Qualitative comparison on 3D hair + face reconstruction. First column: input RGB image for our approach. It is worth noting that the solution in [4] requires 14 cameras along with 4 flashes, i.e., a very constrained calibration is demanded. Second and third column: frontal and side views using [4]. Fourth and fifth column: our solution.

Discussion: Regardless of the surpassing performance in terms of single image facial hair fiber capture, our method works better in the presence of short and scattered hairs on high-resolution pictures. Similarly, we find helpful clear and noiseless textures with high contrast between skin and face.

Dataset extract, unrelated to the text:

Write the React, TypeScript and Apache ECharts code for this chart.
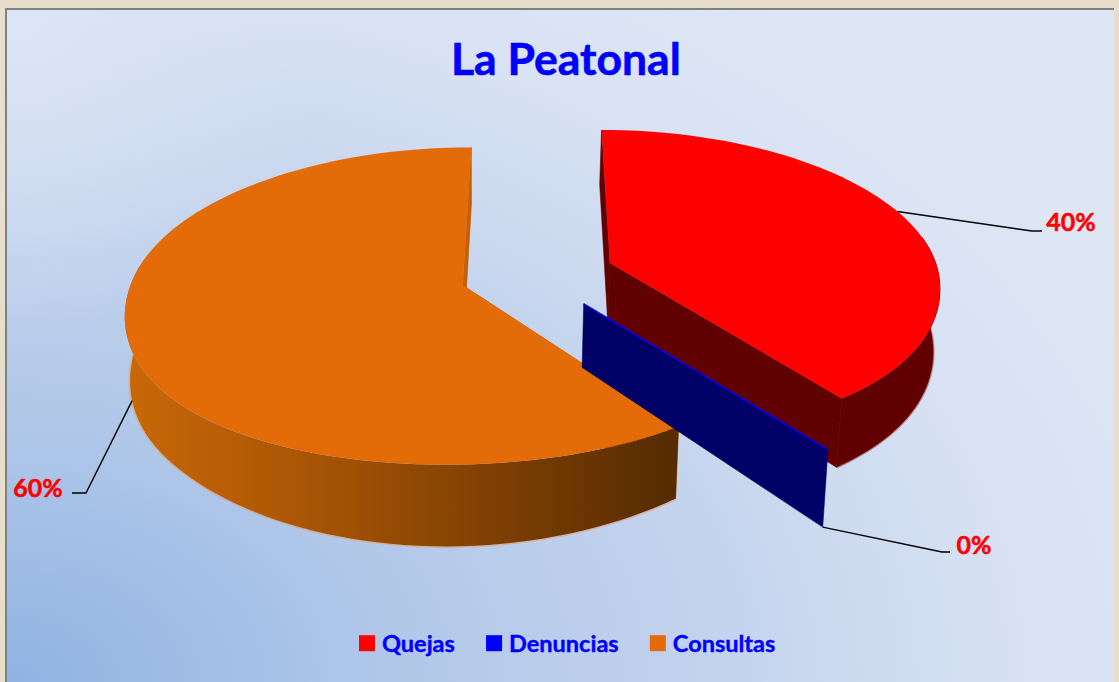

Although our method can reconstruct like-wise facial hairs when the previous scenarios are not favorable, we find the hair fibers with big orientation changes are difficult to be recovered (see Dali’s example in Fig. 4), since our approach is not able to fully trace individual hairs with angles larger than \(10^\circ \). Moreover, the hair should be evident at pixel-level in order to be detected.

5 Conclusion

In this paper, we have proposed a framework that successfully recovers 3D facial hair from a single RGB image without any training data. To this end, we proposed a facial hair parametric model based on 3D helixes and a set of energies which rely on 2D hair detections over different face areas to estimate the parameters directly from the image. Furthermore, it does not require any training data, user interaction, or any specific setup. We have extensively validated our approach over a collection of several images with uncontrolled illumination and show consistent and realistic results even in challenging cases as thick beards, eyeglasses, low-resolution pictures, and eyebrow makeup. Further, we compare our approach with the current state of the art, where our procedure retrieves competing results despite the clear disadvantage in terms of hardware and single-image versus multiview setups. Facial hair is an essential step in the reconstruction of realistic faces. For this reason, future research lines are to join different procedures to retrieve various aspects of detail in human faces without delimiting the face area but the full head structure including the neck, which is a plausible spot for men to have hair.